- _Information provided_:
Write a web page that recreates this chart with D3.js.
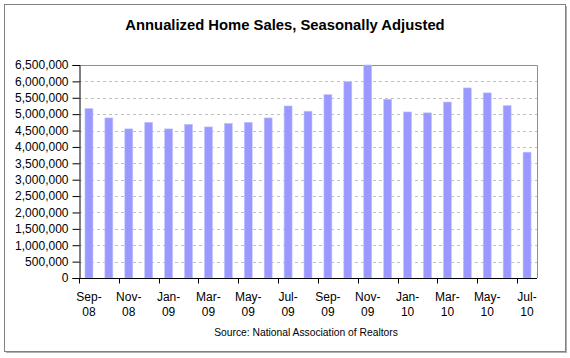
<!DOCTYPE html>
<html>
<head>
<meta charset="utf-8">
<script src="https://cdn.jsdelivr.net/npm/d3@7"></script>
<style>
  body { margin: 0; background: #fff; }
  text { font-family: "Liberation Sans", Arial, sans-serif; fill: #000; }
</style>
</head>
<body>
<div id="chart"></div>
<script>
let months = ["Sep-08", "Oct-08", "Nov-08", "Dec-08", "Jan-09", "Feb-09", "Mar-09", "Apr-09",
  "May-09", "Jun-09", "Jul-09", "Aug-09", "Sep-09", "Oct-09", "Nov-09", "Dec-09",
  "Jan-10", "Feb-10", "Mar-10", "Apr-10", "May-10", "Jun-10", "Jul-10"];
let sales = [5170000, 4885000, 4550000, 4750000, 4550000, 4690000, 4610000, 4720000,
  4750000, 4885000, 5250000, 5090000, 5596000, 5990000, 6500000, 5454000,
  5068000, 5040000, 5370000, 5800000, 5650000, 5260000, 3840000];
let yTicks = d3.range(0, 6500001, 500000);

let width = 570, height = 358;
let margin = {top: 65, right: 33, bottom: 80, left: 79};
let w = width - margin.left - margin.right,
  h = height - margin.top - margin.bottom;

let svg = d3.select("#chart").append("svg")
  .attr("width", width)
  .attr("height", height);

// outer frame with a little shadow
svg.append("rect")
  .attr("x", 6).attr("y", 6).attr("width", 561).attr("height", 347)
  .attr("fill", "#b0b0b0");
svg.append("rect")
  .attr("x", 4.5).attr("y", 4.5).attr("width", 561).attr("height", 347)
  .attr("fill", "#fff").attr("stroke", "#808080");

svg.append("text")
  .attr("x", 285).attr("y", 30)
  .attr("text-anchor", "middle")
  .style("font-size", "14.8px")
  .style("font-weight", "bold")
  .text("Annualized Home Sales, Seasonally Adjusted");

let g = svg.append("g")
  .attr("transform", "translate(" + margin.left + "," + margin.top + ")");

let x = d3.scaleBand()
  .domain(months)
  .range([0, w])
  .paddingInner(0.6)
  .paddingOuter(0.3);

let y = d3.scaleLinear()
  .domain([0, 6500000])
  .range([h, 0]);

// grid lines
g.selectAll(".grid")
  .data(yTicks.filter(function (d) { return d > 0 && d < 6500000; }))
  .enter().append("line")
  .attr("x1", 0).attr("x2", w)
  .attr("y1", function (d) { return Math.round(y(d)) + 0.5; })
  .attr("y2", function (d) { return Math.round(y(d)) + 0.5; })
  .attr("stroke", "#c0c0c0")
  .style("stroke-dasharray", "3, 3");

// plot border top/right
g.append("path")
  .attr("d", "M0.5,0.5H" + (w + 0.5) + "V" + h)
  .attr("fill", "none")
  .attr("stroke", "#909090");

g.selectAll(".bar")
  .data(sales)
  .enter().append("rect")
  .attr("x", function (d, i) { return x(months[i]); })
  .attr("y", function (d) { return y(d); })
  .attr("width", x.bandwidth())
  .attr("height", function (d) { return h - y(d); })
  .attr("fill", "#9999ff")
  .attr("stroke", "#c4c4ff")
  .attr("stroke-width", 0.6);

// y axis
let yAxis = g.append("g")
  .attr("transform", "translate(0.5,0)")
  .call(d3.axisLeft(y).tickValues(yTicks).tickSize(7).tickFormat(d3.format(",")));
yAxis.selectAll("text").style("font-size", "12px").attr("x", -11);
yAxis.selectAll("line, path").attr("stroke", "#000");

// x axis, ticks at every second category boundary
let step = x.step();
let xAxis = g.append("g")
  .attr("transform", "translate(0," + (h + 0.5) + ")");
xAxis.append("line")
  .attr("x1", 0).attr("x2", w)
  .attr("stroke", "#000");
xAxis.selectAll(".tick")
  .data(months.filter(function (d, i) { return i % 2 === 0; }))
  .enter().append("line")
  .attr("x1", function (d) { return Math.round(x(d) + x.bandwidth() / 2 - step / 2) + 0.5; })
  .attr("x2", function (d) { return Math.round(x(d) + x.bandwidth() / 2 - step / 2) + 0.5; })
  .attr("y1", 0).attr("y2", 5)
  .attr("stroke", "#000");

let labels = xAxis.selectAll(".lab")
  .data(months.filter(function (d, i) { return i % 2 === 0; }))
  .enter().append("text")
  .attr("text-anchor", "middle")
  .style("font-size", "12px");
labels.append("tspan")
  .attr("x", function (d) { return x(d) + x.bandwidth() / 2; })
  .attr("y", 22)
  .text(function (d) { return d.split("-")[0] + "-"; });
labels.append("tspan")
  .attr("x", function (d) { return x(d) + x.bandwidth() / 2; })
  .attr("y", 37)
  .text(function (d) { return d.split("-")[1]; });

svg.append("text")
  .attr("x", 306).attr("y", 336)
  .attr("text-anchor", "middle")
  .style("font-size", "10.3px")
  .text("Source: National Association of Realtors");
</script>
</body>
</html>
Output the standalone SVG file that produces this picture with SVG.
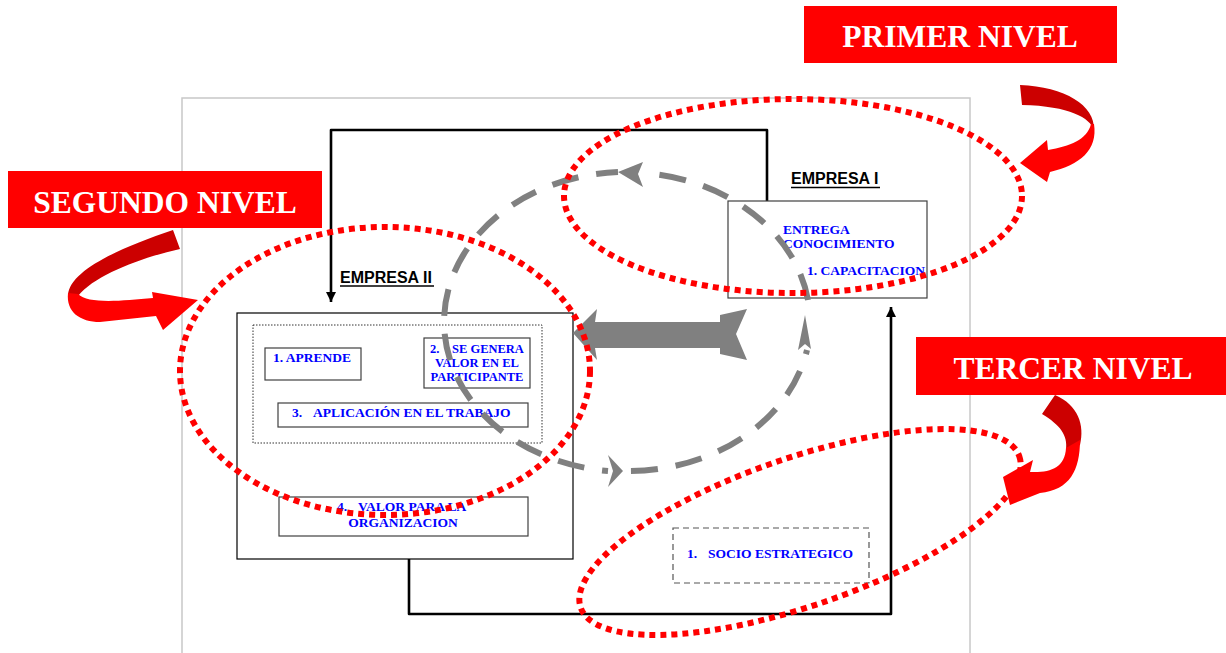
<svg xmlns="http://www.w3.org/2000/svg" width="1226" height="653" viewBox="0 0 1226 653">
<defs>
<style>
.blue{font-family:"Liberation Serif","Times New Roman",serif;font-weight:bold;font-size:13.5px;fill:#0000FF}
.blue2{font-family:"Liberation Serif","Times New Roman",serif;font-weight:bold;font-size:12.5px;fill:#0000FF}
.hdr{font-family:"Liberation Sans",Arial,sans-serif;font-weight:bold;font-size:16px;fill:#000}
.ban{font-family:"Liberation Serif","Times New Roman",serif;font-weight:bold;font-size:31.5px;fill:#FFFFFF}
.box{fill:#fff;stroke:#404040;stroke-width:1.2}
.reddot{fill:none;stroke:#FF0000;stroke-width:6;stroke-dasharray:6 5}
.gd{fill:none;stroke:#808080;stroke-width:6;stroke-dasharray:27 18}
.conn{fill:none;stroke:#000;stroke-width:2.6;stroke-linejoin:round}
</style>
<marker id="ah" viewBox="0 0 10 10" refX="10" refY="5" markerWidth="4" markerHeight="4" orient="auto" markerUnits="strokeWidth"><path d="M0,0 L10,5 L0,10 Z" fill="#000"/></marker>
<marker id="ahb" viewBox="0 0 10 10" refX="10" refY="5" markerWidth="3.5" markerHeight="3.5" orient="auto" markerUnits="strokeWidth"><path d="M0,0 L10,5 L0,10 Z" fill="#0000FF"/></marker>
</defs>
<rect x="0" y="0" width="1226" height="653" fill="#fff"/>
<rect x="182" y="98" width="788" height="570" fill="none" stroke="#c8c8c8" stroke-width="1.5"/>

<g id="connectors">
<polyline class="conn" points="767,201 767,130 331,130 331,302" marker-end="url(#ah)"/>
<polyline class="conn" points="409,559 409,614 891,614 891,307" marker-end="url(#ah)"/>
<line x1="362" y1="364" x2="418" y2="364" stroke="#0000FF" stroke-width="2.6" marker-end="url(#ahb)"/>
<line x1="385" y1="364" x2="385" y2="397" stroke="#000" stroke-width="1.3" marker-end="url(#ah)"/>
<line x1="393.5" y1="443" x2="393.5" y2="490" stroke="#000" stroke-width="2.6" marker-end="url(#ah)"/>
</g>

<g id="empresa2">
<rect x="237" y="313" width="336" height="246" fill="#fff" stroke="#000" stroke-width="1.2"/>
<rect x="253" y="325" width="289" height="118" fill="none" stroke="#333" stroke-width="1" stroke-dasharray="1.5 1.5"/>
<text class="hdr" x="340" y="283">EMPRESA II</text>
<line x1="340" y1="286" x2="434" y2="286" stroke="#000" stroke-width="1.5"/>
</g>
<g id="aprende">
<rect class="box" x="265" y="348" width="96" height="32"/>
<text class="blue" x="273" y="362">1. APRENDE</text>
</g>
<g id="genera">
<rect class="box" x="424" y="338" width="106" height="50"/>
<text class="blue2" y="353"><tspan x="430">2.</tspan><tspan x="452">SE GENERA</tspan></text>
<text class="blue2" x="477" y="367" text-anchor="middle">VALOR EN EL</text>
<text class="blue2" x="477" y="381" text-anchor="middle">PARTICIPANTE</text>
</g>
<g id="aplicacion">
<rect class="box" x="278" y="403" width="250" height="24"/>
<text class="blue" y="417"><tspan x="292">3.</tspan><tspan x="313">APLICACIÓN EN EL TRABAJO</tspan></text>
</g>
<g id="valor">
<rect class="box" x="279" y="497" width="249" height="39"/>
<text class="blue" y="511"><tspan x="337">4.</tspan><tspan x="358">VALOR PARA LA</tspan></text>
<text class="blue" x="403" y="527" text-anchor="middle">ORGANIZACION</text>
</g>
<g id="empresa1">
<rect class="box" x="728" y="201" width="199" height="97"/>
<text class="hdr" x="791" y="184">EMPRESA I</text>
<line x1="791" y1="187.5" x2="880" y2="187.5" stroke="#000" stroke-width="1.5"/>
<text class="blue" x="783" y="234">ENTREGA</text>
<text class="blue" x="783" y="248">CONOCIMIENTO</text>
<text class="blue" x="807" y="275">1. CAPACITACION</text>
</g>
<g id="socio">
<rect x="673" y="528" width="196" height="55" fill="#fff" stroke="#555" stroke-width="1.2" stroke-dasharray="6 4"/>
<text class="blue" y="558"><tspan x="687">1.</tspan><tspan x="708">SOCIO ESTRATEGICO</tspan></text>
</g>

<g id="ciclo" fill="#808080">
<path class="gd" d="M808,300 A183,150 0 0 0 644,173"/>
<path class="gd" d="M618,172 A183,150 0 0 0 608,471" style="stroke-dashoffset:5"/>
<path class="gd" d="M623,471 A183,150 0 0 0 807,350" style="stroke-dashoffset:-8"/>
<polygon points="618,172 643,162 638,174 643,187"/>
<polygon points="623,471 608,455 613,471 608,487"/>
<polygon points="805,315 798,350 805,344 811,349"/>
</g>

<g id="intercambio">
<polygon points="573,333 597,309 595,322 720,322 720,315 747,309 736,334 747,360 720,354 720,348 595,348 597,360" fill="#808080"/>
</g>

<g id="niveles">
<ellipse class="reddot" cx="793" cy="196" rx="229" ry="97"/>
<ellipse class="reddot" cx="385" cy="371" rx="205" ry="144"/>
<ellipse class="reddot" cx="0" cy="0" rx="232" ry="74" transform="translate(800,532) rotate(-19)"/>
</g>

<g id="primer-nivel">
<rect x="804" y="6" width="313" height="57" fill="#FF0000"/>
<text class="ban" x="960" y="47" text-anchor="middle">PRIMER NIVEL</text>
<path d="M1020,85 C1065,87 1095,105 1094,130 C1090,118 1070,106 1022,105 Z" fill="#CC0000"/>
<path d="M1094,124 C1098,150 1080,165 1050,172 L1047,182 L1020,163 L1047,140 L1048,150 C1070,146 1087,140 1091,124 Z" fill="#FF0000"/>
</g>
<g id="segundo-nivel">
<rect x="8" y="171" width="314" height="57" fill="#FF0000"/>
<text class="ban" x="165" y="213" text-anchor="middle">SEGUNDO NIVEL</text>
<path d="M173,230 C120,248 70,270 68,295 C70,302 75,300 78,296 C95,275 140,258 180,249 Z" fill="#CC0000"/>
<path d="M68,293 C66,312 80,322 100,322 L156,316 L163,330 L198,300 L152,292 L153,298 C120,301 88,304 78,294 Z" fill="#FF0000"/>
</g>
<g id="tercer-nivel">
<rect x="916" y="337" width="310" height="58" fill="#FF0000"/>
<text class="ban" x="1073" y="379" text-anchor="middle">TERCER NIVEL</text>
<path d="M1055,395 C1078,405 1085,425 1080,445 L1066,450 C1068,435 1060,425 1042,414 Z" fill="#CC0000"/>
<path d="M1080,440 C1080,470 1070,490 1040,493 L1010,505 L1003,477 L1033,460 L1030,472 C1050,473 1065,468 1066,448 Z" fill="#FF0000"/>
</g>
</svg>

- _Exercise_: From the first line of the listing above, repeat every line through the one holding "let yTicks = d3.range(0, 6500001, 500000);". Both ends count, and pictures stay out.

- _Solution to this problem_:
Write a web page that recreates this chart with D3.js.
<!DOCTYPE html>
<html>
<head>
<meta charset="utf-8">
<script src="https://cdn.jsdelivr.net/npm/d3@7"></script>
<style>
  body { margin: 0; background: #fff; }
  text { font-family: "Liberation Sans", Arial, sans-serif; fill: #000; }
</style>
</head>
<body>
<div id="chart"></div>
<script>
let months = ["Sep-08", "Oct-08", "Nov-08", "Dec-08", "Jan-09", "Feb-09", "Mar-09", "Apr-09",
  "May-09", "Jun-09", "Jul-09", "Aug-09", "Sep-09", "Oct-09", "Nov-09", "Dec-09",
  "Jan-10", "Feb-10", "Mar-10", "Apr-10", "May-10", "Jun-10", "Jul-10"];
let sales = [5170000, 4885000, 4550000, 4750000, 4550000, 4690000, 4610000, 4720000,
  4750000, 4885000, 5250000, 5090000, 5596000, 5990000, 6500000, 5454000,
  5068000, 5040000, 5370000, 5800000, 5650000, 5260000, 3840000];
let yTicks = d3.range(0, 6500001, 500000);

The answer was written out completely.